Bishop Turner Fires at the Secretaries
Christian Recorder: March 26, 1885
I trust I am not mad. I hope I am only indignant. I pray that it is nothing more. But several weeks ago I put a notice in your paper—the CHRISTIAN RECORDER—calling upon the Secretaries, and for fear some would be too trifling, I also extended the call to the assistant Secretaries, requesting them to answer a series of questions about the statistics of our church, that I might give them to the world as ordered by our late General Conference. I also stated that I would return home by the 15th of March to open said letters and make up the final account. True to my word, I reached home on the night of the 15th inst., but when I began to examine the statistics, I found that not half of the conferences had been heard from, including those that only sent me minutes, and the lost letters which some kind friend found and sent me from New Orleans. I came nearly a thousand miles to be here and attend to this business, but I am prevented through negligence or laziness, I do not know which, for surely it cannot be willful meanness, for there is nothing to be mean about. I as an individual am to be no more benefitted than anyone else. I am sure there is no pay for it.

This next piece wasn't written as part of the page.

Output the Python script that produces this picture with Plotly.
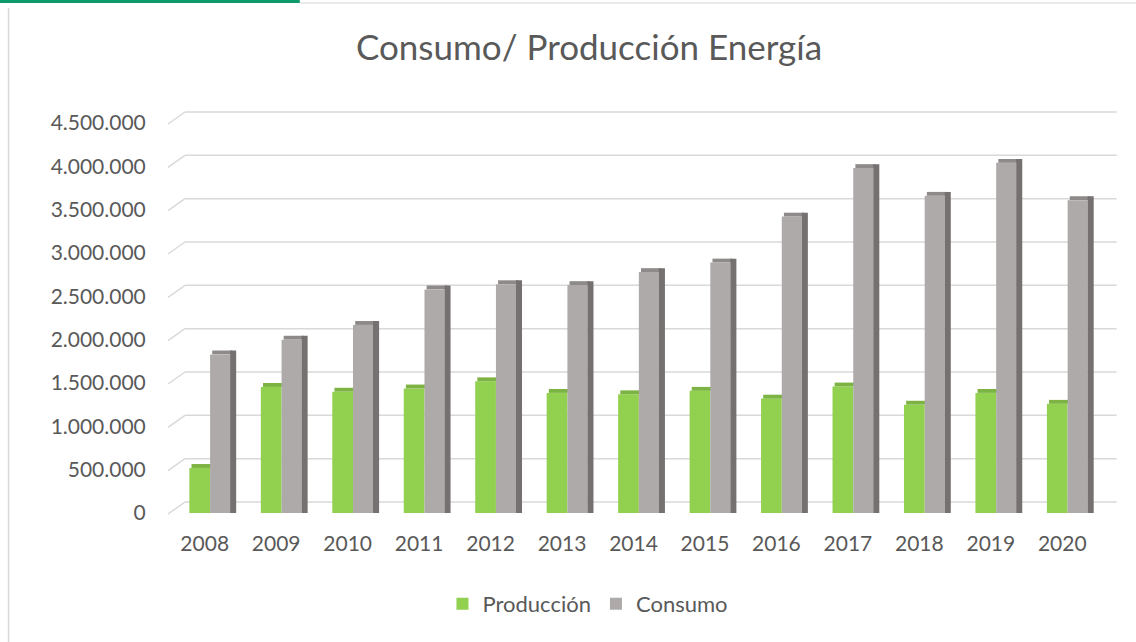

The A. M. E. Church is the only Methodist body upon the face of the earth that pays its secretaries for keeping the minutes of the annual conferences, yet these secretaries cannot answer a few plain questions for the good of the connection and the religious world. I reckon they are waiting for me to pay them for it. Now, I shall give you another chance, my dear brethren, I shall postpone the time until the 25th of April, and all conferences not heard from by then I shall publish in the RECORDER so that your ministers and Bishops can see the interest their paid secretaries have in the Church. This letter may displease some of you, but you cannot get more displeased than I am at present. I hope your displeasure will help you to roll in the answers asked for at once.